According to an investigation by the Organized Crime and Corruption Reporting Project (OCCRP) and RISE Project, Ukraine is investigating hundreds of firms for allegedly failing to properly document their trading in Ukrainian grain or to pay taxes on it. These firms were created after Russia’s full-scale invasion of Ukraine in 2022, which disrupted the grain market.
The investigation found that some of the European Union companies importing this grain from Ukraine raise serious questions. Several of these companies had been ordered shut down by Hungarian authorities but continued trading. Some of the men listed as their owners and directors were patients in psychiatric hospitals; one is an aspiring TikTok influencer.
The Romanian subsidiaries of major international agribusiness traders — COFCO International, Bunge, Viterra, and Ameropa Holding — also imported grain through Ukrainian companies under investigation.
“We want to help, but not at any price!” chanted Romanian farmers who blocked the Halmeu border crossing with Ukraine in protest of the flood of cheap grain from their war-torn neighbor. The number of grain trucks crossing Halmeu has skyrocketed from just 10 per month in the early days of the war to 1,600 per month last fall.
In response to the farmers’ protests, Romania and other countries temporarily banned Ukrainian grain imports.
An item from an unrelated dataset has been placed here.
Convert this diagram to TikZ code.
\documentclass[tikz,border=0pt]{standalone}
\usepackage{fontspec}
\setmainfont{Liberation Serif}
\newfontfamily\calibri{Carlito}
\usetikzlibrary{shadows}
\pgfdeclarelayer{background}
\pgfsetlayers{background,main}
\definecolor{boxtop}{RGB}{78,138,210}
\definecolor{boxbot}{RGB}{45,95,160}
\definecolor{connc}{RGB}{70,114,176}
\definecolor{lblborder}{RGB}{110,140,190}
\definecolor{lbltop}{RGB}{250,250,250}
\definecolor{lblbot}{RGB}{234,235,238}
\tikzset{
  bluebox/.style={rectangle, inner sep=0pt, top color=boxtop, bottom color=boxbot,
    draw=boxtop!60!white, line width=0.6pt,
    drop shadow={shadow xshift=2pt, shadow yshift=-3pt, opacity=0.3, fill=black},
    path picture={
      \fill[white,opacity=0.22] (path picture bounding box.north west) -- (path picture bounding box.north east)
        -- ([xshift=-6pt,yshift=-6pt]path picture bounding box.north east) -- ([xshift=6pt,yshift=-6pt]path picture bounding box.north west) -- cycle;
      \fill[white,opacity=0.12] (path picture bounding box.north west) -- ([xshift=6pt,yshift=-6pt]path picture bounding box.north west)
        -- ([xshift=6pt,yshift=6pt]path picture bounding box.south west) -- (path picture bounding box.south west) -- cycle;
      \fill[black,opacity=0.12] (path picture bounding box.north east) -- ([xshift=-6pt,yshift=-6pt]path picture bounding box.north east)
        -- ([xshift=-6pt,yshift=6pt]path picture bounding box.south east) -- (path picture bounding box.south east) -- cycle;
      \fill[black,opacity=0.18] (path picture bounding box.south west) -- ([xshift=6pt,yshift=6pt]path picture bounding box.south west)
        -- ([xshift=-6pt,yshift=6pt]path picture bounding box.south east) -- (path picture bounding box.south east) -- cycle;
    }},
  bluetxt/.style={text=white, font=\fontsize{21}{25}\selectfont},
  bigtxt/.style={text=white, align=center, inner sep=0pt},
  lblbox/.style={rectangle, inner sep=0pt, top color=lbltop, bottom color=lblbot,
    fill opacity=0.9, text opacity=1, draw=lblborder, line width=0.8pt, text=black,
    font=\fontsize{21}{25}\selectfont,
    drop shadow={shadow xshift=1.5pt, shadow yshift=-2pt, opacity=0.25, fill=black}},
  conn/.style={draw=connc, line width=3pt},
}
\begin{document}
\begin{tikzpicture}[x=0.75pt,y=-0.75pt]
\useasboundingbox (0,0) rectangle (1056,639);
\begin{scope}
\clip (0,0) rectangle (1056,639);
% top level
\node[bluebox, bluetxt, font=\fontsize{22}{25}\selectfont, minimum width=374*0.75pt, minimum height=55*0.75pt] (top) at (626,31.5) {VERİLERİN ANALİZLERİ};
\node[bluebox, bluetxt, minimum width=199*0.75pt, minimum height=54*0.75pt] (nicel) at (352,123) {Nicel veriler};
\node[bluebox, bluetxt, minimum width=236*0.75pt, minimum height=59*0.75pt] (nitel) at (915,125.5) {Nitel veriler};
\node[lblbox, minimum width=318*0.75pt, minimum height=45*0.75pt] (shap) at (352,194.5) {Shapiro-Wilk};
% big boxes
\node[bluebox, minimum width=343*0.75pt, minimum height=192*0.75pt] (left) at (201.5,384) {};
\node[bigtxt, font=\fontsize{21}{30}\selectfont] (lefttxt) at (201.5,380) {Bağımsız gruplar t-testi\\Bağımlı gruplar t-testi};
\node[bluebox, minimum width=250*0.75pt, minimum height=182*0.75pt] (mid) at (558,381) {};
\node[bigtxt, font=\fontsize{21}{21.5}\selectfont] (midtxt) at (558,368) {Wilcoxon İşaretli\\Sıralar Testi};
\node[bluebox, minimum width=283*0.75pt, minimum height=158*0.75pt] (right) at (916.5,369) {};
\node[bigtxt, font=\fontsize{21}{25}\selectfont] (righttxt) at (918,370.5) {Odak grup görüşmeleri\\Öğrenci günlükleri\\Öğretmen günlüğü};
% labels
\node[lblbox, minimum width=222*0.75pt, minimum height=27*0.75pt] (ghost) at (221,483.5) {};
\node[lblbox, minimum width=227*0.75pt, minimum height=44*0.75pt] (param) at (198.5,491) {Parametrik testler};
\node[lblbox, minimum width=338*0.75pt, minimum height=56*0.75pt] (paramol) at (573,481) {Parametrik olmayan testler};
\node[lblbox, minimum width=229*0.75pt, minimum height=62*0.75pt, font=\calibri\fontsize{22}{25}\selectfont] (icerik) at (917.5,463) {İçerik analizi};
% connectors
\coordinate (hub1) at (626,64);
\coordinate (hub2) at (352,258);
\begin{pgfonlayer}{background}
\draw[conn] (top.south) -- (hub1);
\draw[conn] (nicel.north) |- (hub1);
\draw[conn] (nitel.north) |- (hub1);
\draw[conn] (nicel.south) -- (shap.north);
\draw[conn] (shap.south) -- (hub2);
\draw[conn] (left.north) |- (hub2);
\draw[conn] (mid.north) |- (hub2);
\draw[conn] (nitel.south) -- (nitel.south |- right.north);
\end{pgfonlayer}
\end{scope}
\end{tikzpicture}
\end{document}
However, Ukraine’s President Volodymyr Zelensky criticized the European restrictions as a threat to his country’s economy.
The investigation also revealed that Ukraine’s agricultural sector has been damaged by the country’s own corruption. Trade data shows that, in the first seven months of Russia’s full-scale invasion, much of the grain passing through Halmeu and other border crossings was exported by dubious Ukrainian companies accused of tax evasion and other crimes.
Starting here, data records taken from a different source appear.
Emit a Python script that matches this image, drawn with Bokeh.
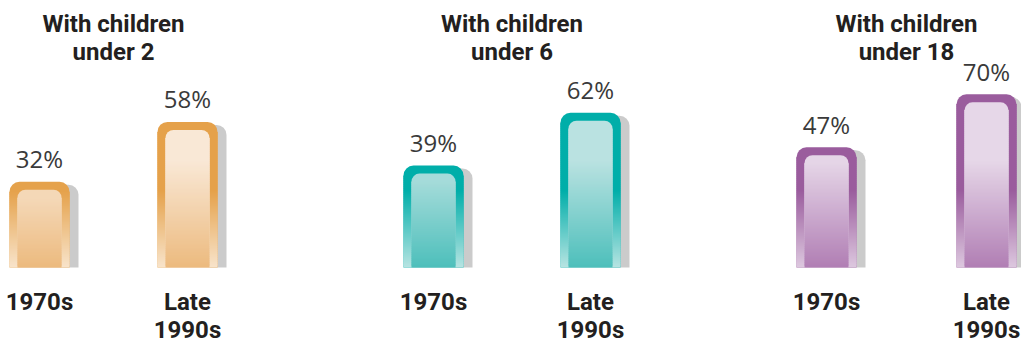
from bokeh.plotting import figure
from bokeh.models import Range1d, ColumnDataSource
from bokeh.core.properties import value
from bokeh.embed import file_html
from bokeh.resources import INLINE

# ---- data ----
groups = ["With children\nunder 2", "With children\nunder 6", "With children\nunder 18"]
periods = ["1970s", "Late\n1990s"]
values_1970s = [32, 39, 47]
values_late_1990s = [58, 62, 70]

# ---- style ----
families = [
    dict(b_top="#E5A14A", b_bot="#F8E4CB", i_top="#F9E8D6", i_bot="#ECBA7E"),
    dict(b_top="#00AEA9", b_bot="#B7E4E2", i_top="#BAE2E1", i_bot="#4DBFBB"),
    dict(b_top="#9A5C9D", b_bot="#DDC8DF", i_top="#E6D7E8", i_bot="#B07EB4"),
]
PX = 2.3            # pixels per percentage point
Y0_SY = 254.8       # screen y of value 0
BASE = -5.3         # bar bottom (units)
GROUP_X = [39, 433, 826]       # layout: left bar centre of each group
BAR_STEPS = [148, 157, 160]    # layout: distance between the two bars of a group
BAR_W, INNER_W = 60, 44
W, H = 1021, 344


def v_of_sy(sy):
    return (Y0_SY - sy) / PX


def px(n):
    return n / PX


def hex2rgb(h):
    h = h.lstrip("#")
    return [int(h[i:i + 2], 16) for i in (0, 2, 4)]


def lerp(c1, c2, t):
    a, b = hex2rgb(c1), hex2rgb(c2)
    t = max(0.0, min(1.0, t))
    return "#%02x%02x%02x" % tuple(int(round(a[i] + (b[i] - a[i]) * t)) for i in range(3))


B_FADE = v_of_sy(190)
I_FADE = v_of_sy(160)


def border_col(f, v):
    return lerp(f["b_top"], f["b_bot"], (B_FADE - v) / (B_FADE - BASE))


def inner_col(f, v):
    return lerp(f["i_top"], f["i_bot"], (I_FADE - v) / (I_FADE - BASE))


p = figure(width=W, height=H, x_range=Range1d(0, W),
           y_range=Range1d(v_of_sy(H), v_of_sy(0)),
           x_axis_type=None, y_axis_type=None,
           output_backend="svg", toolbar_location=None, min_border=0)
p.grid.visible = False
p.outline_line_color = None
p.background_fill_color = "white"
p.border_fill_color = "white"

sh = dict(x=[], top=[])
outer = dict(x=[], top=[], color=[])
inner = dict(x=[], top=[], color=[])
osl = dict(left=[], right=[], bottom=[], top=[], color=[])
isl = dict(left=[], right=[], bottom=[], top=[], color=[])
lab = dict(x=[], y=[], text=[])
cat = dict(x=[], text=[])

STEP = px(2)
OVER = px(1.2)


def add_slices(dst, x, w, top_lim, colfn):
    y = BASE
    while y < top_lim:
        t = min(y + STEP, top_lim)
        dst["left"].append(x - w / 2); dst["right"].append(x + w / 2)
        dst["bottom"].append(y); dst["top"].append(min(t + OVER, top_lim))
        dst["color"].append(colfn((y + t) / 2))
        y = t


title_x = []
for g in range(len(groups)):
    f = families[g]
    title_x.append(GROUP_X[g] + BAR_STEPS[g] / 2)
    for b, vals in enumerate([values_1970s, values_late_1990s]):
        v = vals[g]
        x = GROUP_X[g] + b * BAR_STEPS[g]
        sh["x"].append(x + 9)
        sh["top"].append(v - px(3))
        o_cap = v - px(10)
        outer["x"].append(x)
        outer["top"].append(v)
        outer["color"].append(border_col(f, o_cap))
        i_top = v - px(8)
        i_cap = i_top - px(8)
        inner["x"].append(x)
        inner["top"].append(i_top)
        inner["color"].append(inner_col(f, i_cap))
        add_slices(osl, x, BAR_W, o_cap, lambda yy, f=f: border_col(f, yy))
        add_slices(isl, x, INNER_W, i_cap, lambda yy, f=f: inner_col(f, yy))
        lab["x"].append(x); lab["y"].append(v); lab["text"].append(f"{v}%")
        cat["x"].append(x); cat["text"].append(periods[b])

p.vbar(x="x", top="top", bottom=BASE, width=BAR_W, source=ColumnDataSource(sh),
       fill_color="#CBCBCB", line_color=None, border_radius=(10, 10, 0, 0))
p.vbar(x="x", top="top", bottom=BASE, width=BAR_W, source=ColumnDataSource(outer),
       fill_color="color", line_color=None, border_radius=(10, 10, 0, 0))
p.quad(left="left", right="right", bottom="bottom", top="top", source=ColumnDataSource(osl),
       fill_color="color", line_color=None)
p.vbar(x="x", top="top", bottom=BASE, width=INNER_W, source=ColumnDataSource(inner),
       fill_color="color", line_color=None, border_radius=(8, 8, 0, 0))
p.quad(left="left", right="right", bottom="bottom", top="top", source=ColumnDataSource(isl),
       fill_color="color", line_color=None)

p.text(x="x", y="y", text="text", source=ColumnDataSource(lab), text_align="center",
       text_baseline="alphabetic", y_offset=-23, text_font=value("Open Sans"),
       text_font_size="24px", text_color="#3a3a3a")

p.text(x=title_x, y=[v_of_sy(9)] * len(groups), text=groups, text_align="center",
       text_baseline="top", text_font=value("Roboto"), text_font_style="bold",
       text_font_size="24px", text_line_height=1.03, text_color="#231F20")

p.text(x="x", y=v_of_sy(287), text="text", source=ColumnDataSource(cat), text_align="center",
       text_baseline="top", text_font=value("Roboto"), text_font_style="bold",
       text_font_size="24px", text_line_height=1.0, text_color="#231F20")

open("out.html", "w").write(file_html(p, INLINE))
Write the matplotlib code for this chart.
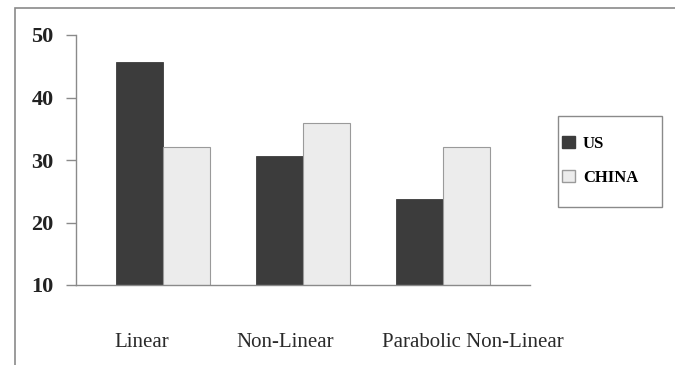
import numpy as np
import matplotlib.pyplot as plt
from matplotlib.patches import Patch, Rectangle

# values
categories = ["Linear", "Non-Linear", "Parabolic Non-Linear"]
us_values = [45.7, 30.7, 23.7]
china_values = [32.1, 35.9, 32.1]
series_names = ["US", "CHINA"]
y_ticks = [10, 20, 30, 40, 50]

W, H = 675, 365
fig = plt.figure(figsize=(W / 100, H / 100), dpi=100)
fig.patch.set_facecolor("white")

# outer frame of the scanned figure (runs off right and bottom edges)
fig.patches.append(Rectangle((15 / W, -0.1), 1.2, 1.1 - 8 / H, transform=fig.transFigure,
                             fill=False, edgecolor="#8a8a8a", linewidth=1.2))

# axes placed by pixel position
ax = fig.add_axes([76 / W, (H - 285) / H, (530 - 76) / W, (285 - 35) / H])
x = np.arange(len(categories))
width = 0.335
ax.bar(x - width / 2, us_values, width, color="#3c3c3c", edgecolor="#3c3c3c", linewidth=0.6)
ax.bar(x + width / 2, china_values, width, color="#ececec", edgecolor="#9a9a9a", linewidth=0.8)

ax.set_ylim(10, 50)
ax.set_xlim(-0.62, 2.62)
ax.set_yticks(y_ticks)
ax.set_yticklabels([str(v) for v in y_ticks], fontfamily="Liberation Serif",
                   fontweight="bold", fontsize=16, color="#222222")
ax.tick_params(axis="y", direction="out", length=7, width=1, color="#8a8a8a", pad=9)

# category labels sit well below the axis, not quite centred on the groups
ax.set_xticks([])
label_shift = [-0.15, -0.13, 0.21]
for xi, name, dx in zip(x, categories, label_shift):
    ax.text(xi + dx, -0.23, name, transform=ax.get_xaxis_transform(), ha="center", va="center",
            fontfamily="Liberation Serif", fontsize=15, color="#2a2a2a")

for side in ["top", "right"]:
    ax.spines[side].set_visible(False)
for side in ["left", "bottom"]:
    ax.spines[side].set_color("#8a8a8a")
    ax.spines[side].set_linewidth(1)

# legend: frame drawn separately so its padding can match
fig.patches.append(Rectangle((558 / W, (H - 207) / H), 104 / W, 91 / H, transform=fig.transFigure,
                             fill=False, edgecolor="#8a8a8a", linewidth=1))
handles = [Patch(facecolor="#3c3c3c", edgecolor="#3c3c3c"),
           Patch(facecolor="#ececec", edgecolor="#9a9a9a")]
fig.legend(handles, series_names, loc="upper left", bbox_to_anchor=(562 / W, (H - 136) / H),
           frameon=False, prop={"family": "Liberation Serif", "weight": "bold", "size": 12},
           handlelength=0.75, handleheight=0.75, handletextpad=0.5, labelspacing=1.05,
           borderpad=0, borderaxespad=0)

fig.savefig("out.png", dpi=100)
These companies are among more than 300 under investigation by the Ukrainian authorities since last September. Prosecutors say they defrauded the state of at least $140 million last year alone.
Multiple high-ranking officials are accused of abusing their positions to help set up the tax evasion mechanism, including senior customs officers working at ports in the Odesa oblast.
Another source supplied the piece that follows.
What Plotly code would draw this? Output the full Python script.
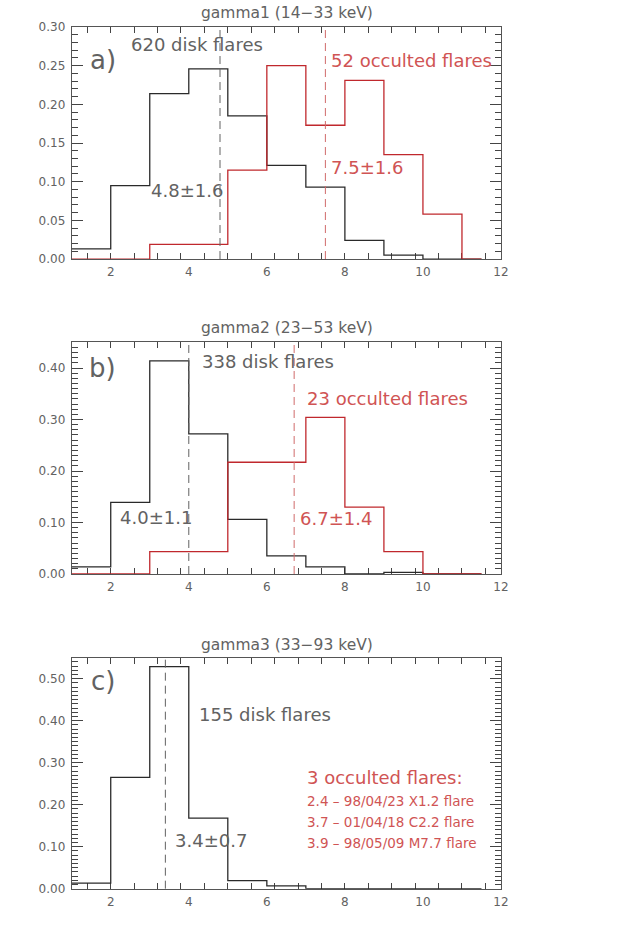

The investigation also found that COFCO International Romania, a subsidiary of the Chinese multinational agriculture business COFCO International, was one company that had imported grain through Ukrainian companies under investigation.
COFCO’s Romanian subsidiary imported $2.3 million worth of sunflower seeds into Romania through Talstaktiv, paying just $0.40 a kilogram in May 2022 when the price on international grain exchanges was $0.67 per kilogram.
In total, COFCO International Romania imported over $145 million worth of grain into the country in the seven months between February and September for which data is available. Of this amount, about 145,500 tons of grain, worth nearly $37 million, came through Ukrainian companies now under investigation.
The Romanian subsidiaries of two other major international traders — Viterra (formerly known as Glencore Agriculture) and Ameropa Holding — were also importing grain through dubious Ukrainian firms.